TASK DESCRIPTION: Quote all of the data exactly as given. Skip every picture it contains.

DATA SECTION:

+ + +

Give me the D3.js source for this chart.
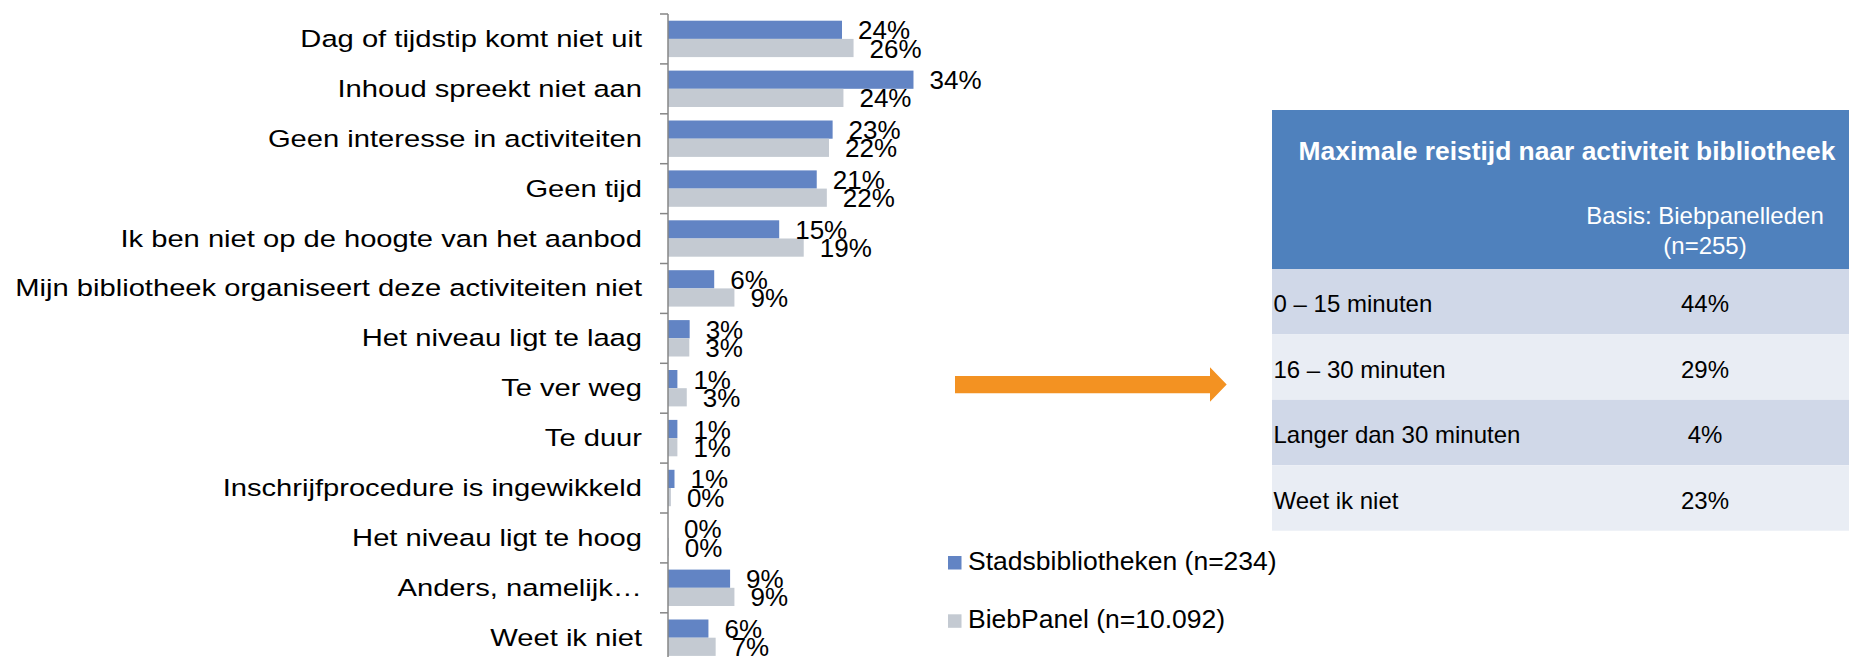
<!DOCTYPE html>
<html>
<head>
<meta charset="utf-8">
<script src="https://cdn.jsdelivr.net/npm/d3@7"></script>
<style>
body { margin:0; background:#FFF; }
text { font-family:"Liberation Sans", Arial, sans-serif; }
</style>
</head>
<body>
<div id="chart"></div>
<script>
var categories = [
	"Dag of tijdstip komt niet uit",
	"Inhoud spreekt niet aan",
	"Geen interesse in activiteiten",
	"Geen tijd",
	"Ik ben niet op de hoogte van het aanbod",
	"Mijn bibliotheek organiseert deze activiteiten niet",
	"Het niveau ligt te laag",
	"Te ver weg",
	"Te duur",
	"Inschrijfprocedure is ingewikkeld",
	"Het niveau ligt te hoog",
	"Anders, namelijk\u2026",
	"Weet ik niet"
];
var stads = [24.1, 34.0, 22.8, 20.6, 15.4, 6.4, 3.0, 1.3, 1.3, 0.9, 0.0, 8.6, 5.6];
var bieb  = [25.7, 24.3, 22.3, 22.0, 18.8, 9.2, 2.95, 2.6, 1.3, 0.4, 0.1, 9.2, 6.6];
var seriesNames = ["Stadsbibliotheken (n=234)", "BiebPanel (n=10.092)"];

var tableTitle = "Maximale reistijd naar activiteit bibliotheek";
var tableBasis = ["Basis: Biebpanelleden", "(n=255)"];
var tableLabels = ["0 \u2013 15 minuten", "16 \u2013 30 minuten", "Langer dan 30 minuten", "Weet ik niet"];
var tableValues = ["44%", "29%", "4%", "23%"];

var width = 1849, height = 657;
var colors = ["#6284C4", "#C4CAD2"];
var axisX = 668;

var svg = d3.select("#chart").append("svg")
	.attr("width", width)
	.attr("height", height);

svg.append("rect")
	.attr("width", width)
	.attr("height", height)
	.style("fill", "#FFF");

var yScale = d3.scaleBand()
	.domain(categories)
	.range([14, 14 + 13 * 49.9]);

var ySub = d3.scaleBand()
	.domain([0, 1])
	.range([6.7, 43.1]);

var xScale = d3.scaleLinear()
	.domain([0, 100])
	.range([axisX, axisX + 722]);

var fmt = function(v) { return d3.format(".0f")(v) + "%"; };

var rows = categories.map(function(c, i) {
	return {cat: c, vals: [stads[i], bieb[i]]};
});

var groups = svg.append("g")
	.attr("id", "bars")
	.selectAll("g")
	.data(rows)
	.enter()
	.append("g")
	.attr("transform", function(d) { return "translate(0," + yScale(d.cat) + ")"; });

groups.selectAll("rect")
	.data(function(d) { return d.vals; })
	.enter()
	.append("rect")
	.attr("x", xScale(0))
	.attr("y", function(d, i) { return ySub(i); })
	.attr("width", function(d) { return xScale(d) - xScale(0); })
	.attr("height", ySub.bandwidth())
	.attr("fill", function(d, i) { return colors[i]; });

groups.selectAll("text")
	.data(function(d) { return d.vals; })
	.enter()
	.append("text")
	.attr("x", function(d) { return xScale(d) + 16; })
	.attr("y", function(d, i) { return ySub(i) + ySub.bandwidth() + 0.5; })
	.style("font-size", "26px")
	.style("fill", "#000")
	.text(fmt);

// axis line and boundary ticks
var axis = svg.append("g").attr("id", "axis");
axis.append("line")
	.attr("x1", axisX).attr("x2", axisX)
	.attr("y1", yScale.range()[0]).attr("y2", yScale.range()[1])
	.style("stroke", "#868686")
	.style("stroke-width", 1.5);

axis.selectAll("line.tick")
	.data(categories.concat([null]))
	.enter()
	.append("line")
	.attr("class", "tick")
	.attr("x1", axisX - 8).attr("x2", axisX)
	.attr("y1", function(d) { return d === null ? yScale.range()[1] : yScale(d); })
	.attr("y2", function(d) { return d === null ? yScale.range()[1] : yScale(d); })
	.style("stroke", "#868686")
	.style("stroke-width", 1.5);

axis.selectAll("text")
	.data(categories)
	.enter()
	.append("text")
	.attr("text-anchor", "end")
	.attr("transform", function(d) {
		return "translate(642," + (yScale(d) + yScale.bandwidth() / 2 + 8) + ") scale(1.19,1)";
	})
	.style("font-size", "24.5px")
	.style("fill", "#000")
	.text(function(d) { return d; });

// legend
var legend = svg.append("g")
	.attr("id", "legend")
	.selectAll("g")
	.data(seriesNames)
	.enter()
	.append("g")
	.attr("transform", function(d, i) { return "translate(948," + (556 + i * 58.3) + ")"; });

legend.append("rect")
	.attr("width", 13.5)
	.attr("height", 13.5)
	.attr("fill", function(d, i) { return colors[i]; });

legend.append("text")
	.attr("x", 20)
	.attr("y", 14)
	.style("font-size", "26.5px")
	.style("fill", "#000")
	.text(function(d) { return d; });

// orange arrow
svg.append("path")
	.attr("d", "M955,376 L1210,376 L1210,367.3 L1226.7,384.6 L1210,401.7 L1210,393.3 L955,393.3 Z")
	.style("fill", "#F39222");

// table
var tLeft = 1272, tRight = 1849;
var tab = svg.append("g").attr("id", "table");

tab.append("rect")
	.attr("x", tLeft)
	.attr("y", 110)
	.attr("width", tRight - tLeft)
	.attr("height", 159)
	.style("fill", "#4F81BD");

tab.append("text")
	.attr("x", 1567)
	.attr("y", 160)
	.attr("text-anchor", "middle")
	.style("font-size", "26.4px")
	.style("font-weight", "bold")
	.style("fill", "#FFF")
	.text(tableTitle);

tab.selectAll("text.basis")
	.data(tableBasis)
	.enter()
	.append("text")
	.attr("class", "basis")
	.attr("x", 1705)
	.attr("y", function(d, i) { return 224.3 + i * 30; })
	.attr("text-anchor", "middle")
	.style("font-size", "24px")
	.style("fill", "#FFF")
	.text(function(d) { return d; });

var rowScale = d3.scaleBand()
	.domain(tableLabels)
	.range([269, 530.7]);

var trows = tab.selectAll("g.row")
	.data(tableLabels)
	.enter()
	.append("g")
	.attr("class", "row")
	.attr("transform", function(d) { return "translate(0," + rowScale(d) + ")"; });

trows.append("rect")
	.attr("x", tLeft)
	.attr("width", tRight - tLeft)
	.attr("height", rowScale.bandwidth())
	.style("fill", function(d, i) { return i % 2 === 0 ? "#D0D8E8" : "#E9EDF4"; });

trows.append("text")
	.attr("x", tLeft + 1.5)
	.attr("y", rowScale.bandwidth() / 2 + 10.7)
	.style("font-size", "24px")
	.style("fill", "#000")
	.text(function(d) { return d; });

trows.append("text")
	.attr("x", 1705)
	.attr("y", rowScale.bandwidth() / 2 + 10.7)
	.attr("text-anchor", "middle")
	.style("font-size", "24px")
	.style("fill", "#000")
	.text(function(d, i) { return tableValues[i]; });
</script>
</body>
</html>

+ + +

EXERCISE ANSWER:
Give me the D3.js source for this chart.
<!DOCTYPE html>
<html>
<head>
<meta charset="utf-8">
<script src="https://cdn.jsdelivr.net/npm/d3@7"></script>
<style>
body { margin:0; background:#FFF; }
text { font-family:"Liberation Sans", Arial, sans-serif; }
</style>
</head>
<body>
<div id="chart"></div>
<script>
var categories = [
	"Dag of tijdstip komt niet uit",
	"Inhoud spreekt niet aan",
	"Geen interesse in activiteiten",
	"Geen tijd",
	"Ik ben niet op de hoogte van het aanbod",
	"Mijn bibliotheek organiseert deze activiteiten niet",
	"Het niveau ligt te laag",
	"Te ver weg",
	"Te duur",
	"Inschrijfprocedure is ingewikkeld",
	"Het niveau ligt te hoog",
	"Anders, namelijk\u2026",
	"Weet ik niet"
];
var stads = [24.1, 34.0, 22.8, 20.6, 15.4, 6.4, 3.0, 1.3, 1.3, 0.9, 0.0, 8.6, 5.6];
var bieb  = [25.7, 24.3, 22.3, 22.0, 18.8, 9.2, 2.95, 2.6, 1.3, 0.4, 0.1, 9.2, 6.6];
var seriesNames = ["Stadsbibliotheken (n=234)", "BiebPanel (n=10.092)"];

var tableTitle = "Maximale reistijd naar activiteit bibliotheek";
var tableBasis = ["Basis: Biebpanelleden", "(n=255)"];
var tableLabels = ["0 \u2013 15 minuten", "16 \u2013 30 minuten", "Langer dan 30 minuten", "Weet ik niet"];
var tableValues = ["44%", "29%", "4%", "23%"];

var width = 1849, height = 657;
var colors = ["#6284C4", "#C4CAD2"];
var axisX = 668;

var svg = d3.select("#chart").append("svg")
	.attr("width", width)
	.attr("height", height);

svg.append("rect")
	.attr("width", width)
	.attr("height", height)
	.style("fill", "#FFF");

var yScale = d3.scaleBand()
	.domain(categories)
	.range([14, 14 + 13 * 49.9]);

var ySub = d3.scaleBand()
	.domain([0, 1])
	.range([6.7, 43.1]);

var xScale = d3.scaleLinear()
	.domain([0, 100])
	.range([axisX, axisX + 722]);

var fmt = function(v) { return d3.format(".0f")(v) + "%"; };

var rows = categories.map(function(c, i) {
	return {cat: c, vals: [stads[i], bieb[i]]};
});

var groups = svg.append("g")
	.attr("id", "bars")
	.selectAll("g")
	.data(rows)
	.enter()
	.append("g")
	.attr("transform", function(d) { return "translate(0," + yScale(d.cat) + ")"; });

groups.selectAll("rect")
	.data(function(d) { return d.vals; })
	.enter()
	.append("rect")
	.attr("x", xScale(0))
	.attr("y", function(d, i) { return ySub(i); })
	.attr("width", function(d) { return xScale(d) - xScale(0); })
	.attr("height", ySub.bandwidth())
	.attr("fill", function(d, i) { return colors[i]; });

groups.selectAll("text")
	.data(function(d) { return d.vals; })
	.enter()
	.append("text")
	.attr("x", function(d) { return xScale(d) + 16; })
	.attr("y", function(d, i) { return ySub(i) + ySub.bandwidth() + 0.5; })
	.style("font-size", "26px")
	.style("fill", "#000")
	.text(fmt);

// axis line and boundary ticks
var axis = svg.append("g").attr("id", "axis");
axis.append("line")
	.attr("x1", axisX).attr("x2", axisX)
	.attr("y1", yScale.range()[0]).attr("y2", yScale.range()[1])
	.style("stroke", "#868686")
	.style("stroke-width", 1.5);

axis.selectAll("line.tick")
	.data(categories.concat([null]))
	.enter()
	.append("line")
	.attr("class", "tick")
	.attr("x1", axisX - 8).attr("x2", axisX)
	.attr("y1", function(d) { return d === null ? yScale.range()[1] : yScale(d); })
	.attr("y2", function(d) { return d === null ? yScale.range()[1] : yScale(d); })
	.style("stroke", "#868686")
	.style("stroke-width", 1.5);

axis.selectAll("text")
	.data(categories)
	.enter()
	.append("text")
	.attr("text-anchor", "end")
	.attr("transform", function(d) {
		return "translate(642," + (yScale(d) + yScale.bandwidth() / 2 + 8) + ") scale(1.19,1)";
	})
	.style("font-size", "24.5px")
	.style("fill", "#000")
	.text(function(d) { return d; });

// legend
var legend = svg.append("g")
	.attr("id", "legend")
	.selectAll("g")
	.data(seriesNames)
	.enter()
	.append("g")
	.attr("transform", function(d, i) { return "translate(948," + (556 + i * 58.3) + ")"; });

legend.append("rect")
	.attr("width", 13.5)
	.attr("height", 13.5)
	.attr("fill", function(d, i) { return colors[i]; });

legend.append("text")
	.attr("x", 20)
	.attr("y", 14)
	.style("font-size", "26.5px")
	.style("fill", "#000")
	.text(function(d) { return d; });

// orange arrow
svg.append("path")
	.attr("d", "M955,376 L1210,376 L1210,367.3 L1226.7,384.6 L1210,401.7 L1210,393.3 L955,393.3 Z")
	.style("fill", "#F39222");

// table
var tLeft = 1272, tRight = 1849;
var tab = svg.append("g").attr("id", "table");

tab.append("rect")
	.attr("x", tLeft)
	.attr("y", 110)
	.attr("width", tRight - tLeft)
	.attr("height", 159)
	.style("fill", "#4F81BD");

tab.append("text")
	.attr("x", 1567)
	.attr("y", 160)
	.attr("text-anchor", "middle")
	.style("font-size", "26.4px")
	.style("font-weight", "bold")
	.style("fill", "#FFF")
	.text(tableTitle);

tab.selectAll("text.basis")
	.data(tableBasis)
	.enter()
	.append("text")
	.attr("class", "basis")
	.attr("x", 1705)
	.attr("y", function(d, i) { return 224.3 + i * 30; })
	.attr("text-anchor", "middle")
	.style("font-size", "24px")
	.style("fill", "#FFF")
	.text(function(d) { return d; });

var rowScale = d3.scaleBand()
	.domain(tableLabels)
	.range([269, 530.7]);

var trows = tab.selectAll("g.row")
	.data(tableLabels)
	.enter()
	.append("g")
	.attr("class", "row")
	.attr("transform", function(d) { return "translate(0," + rowScale(d) + ")"; });

trows.append("rect")
	.attr("x", tLeft)
	.attr("width", tRight - tLeft)
	.attr("height", rowScale.bandwidth())
	.style("fill", function(d, i) { return i % 2 === 0 ? "#D0D8E8" : "#E9EDF4"; });

trows.append("text")
	.attr("x", tLeft + 1.5)
	.attr("y", rowScale.bandwidth() / 2 + 10.7)
	.style("font-size", "24px")
	.style("fill", "#000")
	.text(function(d) { return d; });

trows.append("text")
	.attr("x", 1705)
	.attr("y", rowScale.bandwidth() / 2 + 10.7)
	.attr("text-anchor", "middle")
	.style("font-size", "24px")
	.style("fill", "#000")
	.text(function(d, i) { return tableValues[i]; });
</script>
</body>
</html>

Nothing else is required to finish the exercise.